Could the lines from the start of the data through the line with "import pandas as pd" be set down exactly, with no pictures among them?

■ AVAILABLE DATA:

## start

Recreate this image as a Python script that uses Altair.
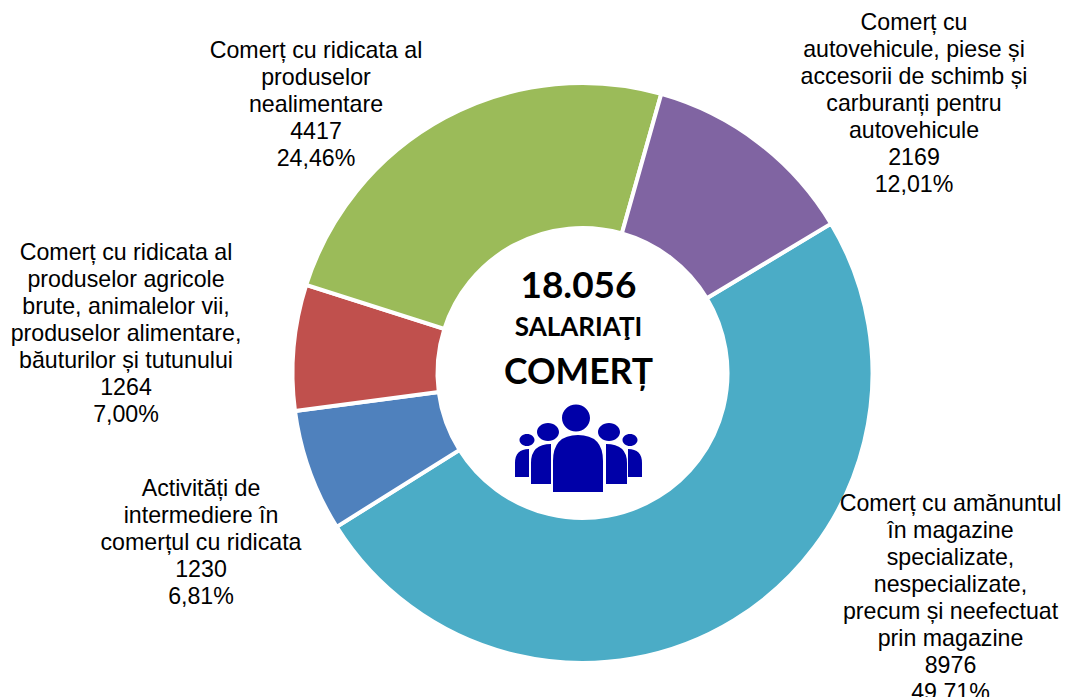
import math
import altair as alt
import pandas as pd

categories = [
    "Comerț cu amănuntul\nîn magazine\nspecializate,\nnespecializate,\nprecum și neefectuat\nprin magazine",
    "Activități de\nintermediere în\ncomerțul cu ridicata",
    "Comerț cu ridicata al\nproduselor agricole\nbrute, animalelor vii,\nproduselor alimentare,\nbăuturilor și tutunului",
    "Comerț cu ridicata al\nproduselor\nnealimentare",
    "Comerț cu\nautovehicule, piese și\naccesorii de schimb și\ncarburanți pentru\nautovehicule",
]
values = [8976, 1230, 1264, 4417, 2169]
percents = ["49,71%", "6,81%", "7,00%", "24,46%", "12,01%"]
colors = ["#4BACC6", "#4F81BD", "#C0504D", "#9BBB59", "#8064A2"]

center_texts = ["18.056", "SALARIAŢI", "COMERȚ"]

# layout (page px minus the 8px margin)
CX, CY = 574.5, 365
START = math.radians(59.0)
label_x = [942.5, 193, 118, 308, 906]
label_y = [496, 481, 245, 43, 15]
center_y = [279, 320, 365]
center_size = [37, 26, 35.5]
ICON_CX, ICON_CY, ICON_HALF = 578.5, 448.5, 65


def pt(x, y):
    return f"{(x - ICON_CX) / ICON_HALF:.4f},{(y - ICON_CY) / ICON_HALF:.4f}"


def ell(cx, cy, rx, ry):
    k = 0.5523
    return (
        f"M{pt(cx - rx, cy)}"
        f"C{pt(cx - rx, cy - k * ry)} {pt(cx - k * rx, cy - ry)} {pt(cx, cy - ry)}"
        f"C{pt(cx + k * rx, cy - ry)} {pt(cx + rx, cy - k * ry)} {pt(cx + rx, cy)}"
        f"C{pt(cx + rx, cy + k * ry)} {pt(cx + k * rx, cy + ry)} {pt(cx, cy + ry)}"
        f"C{pt(cx - k * rx, cy + ry)} {pt(cx - rx, cy + k * ry)} {pt(cx - rx, cy)}Z"
    )


icon_path = "".join([
    ell(576, 418, 14, 13.5),
    ell(548, 432, 11, 9), ell(609, 432, 11, 9),
    ell(527, 440, 7.5, 6), ell(630, 440, 7.5, 6),
    f"M{pt(553, 492)}L{pt(553, 461)}Q{pt(553, 435)} {pt(578, 435)}Q{pt(603, 435)} {pt(603, 461)}L{pt(603, 492)}Z",
    f"M{pt(531, 484)}L{pt(531, 463)}Q{pt(531, 444)} {pt(551, 444)}L{pt(551, 484)}Z",
    f"M{pt(606, 484)}L{pt(606, 444)}Q{pt(627, 444)} {pt(627, 463)}L{pt(627, 484)}Z",
    f"M{pt(515, 477)}L{pt(515, 463)}Q{pt(515, 449)} {pt(529, 449)}L{pt(529, 477)}Z",
    f"M{pt(628, 477)}L{pt(628, 449)}Q{pt(642, 449)} {pt(642, 463)}L{pt(642, 477)}Z",
])

df = pd.DataFrame({
    "idx": range(len(values)),
    "cat": categories,
    "value": values,
    "pct": percents,
    "label": [f"{c}\n{v}\n{p}" for c, v, p in zip(categories, values, percents)],
    "lx": label_x,
    "ly": label_y,
})

arcs = (
    alt.Chart(df)
    .mark_arc(radius=290, radius2=145, stroke="white", strokeWidth=4)
    .encode(
        theta=alt.Theta("value:Q", stack=True,
                        scale=alt.Scale(range=[START, START + 2 * math.pi])),
        order=alt.Order("idx:Q"),
        color=alt.Color("cat:N", legend=None,
                        scale=alt.Scale(domain=categories, range=colors)),
        x=alt.value(CX),
        y=alt.value(CY),
    )
)

labels = (
    alt.Chart(df)
    .mark_text(font="Liberation Sans", fontSize=23.2, lineBreak="\n", lineHeight=27,
               align="center", baseline="middle", color="#000000")
    .encode(
        x=alt.X("lx:Q", scale=None, axis=None),
        y=alt.Y("ly:Q", scale=None, axis=None),
        text="label:N",
    )
)

center_df = pd.DataFrame({"t": center_texts, "cy": center_y, "s": center_size})
center = (
    alt.Chart(center_df)
    .mark_text(font="Lato", fontWeight="bold", align="center", baseline="middle", color="#000000")
    .encode(
        x=alt.value(CX - 4),
        y=alt.Y("cy:Q", scale=None, axis=None),
        size=alt.Size("s:Q", scale=None, legend=None),
        text="t:N",
    )
)

icon = (
    alt.Chart(pd.DataFrame({"name": ["salariati"]}))
    .mark_point(shape=icon_path, filled=True, fill="#0000A8", opacity=1,
                size=(2 * ICON_HALF) ** 2, strokeWidth=0)
    .encode(x=alt.value(ICON_CX - 8), y=alt.value(ICON_CY - 8))
)

chart = (
    alt.layer(arcs, labels, center, icon)
    .properties(width=1054, height=700, padding=0, background="white")
    .configure_view(stroke="transparent", strokeWidth=0)
)
chart.save("out.html", embed_options={"renderer": "svg", "actions": False})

## end

■ WRITTEN RESPONSE:
Recreate this image as a Python script that uses Altair.
import math
import altair as alt
import pandas as pd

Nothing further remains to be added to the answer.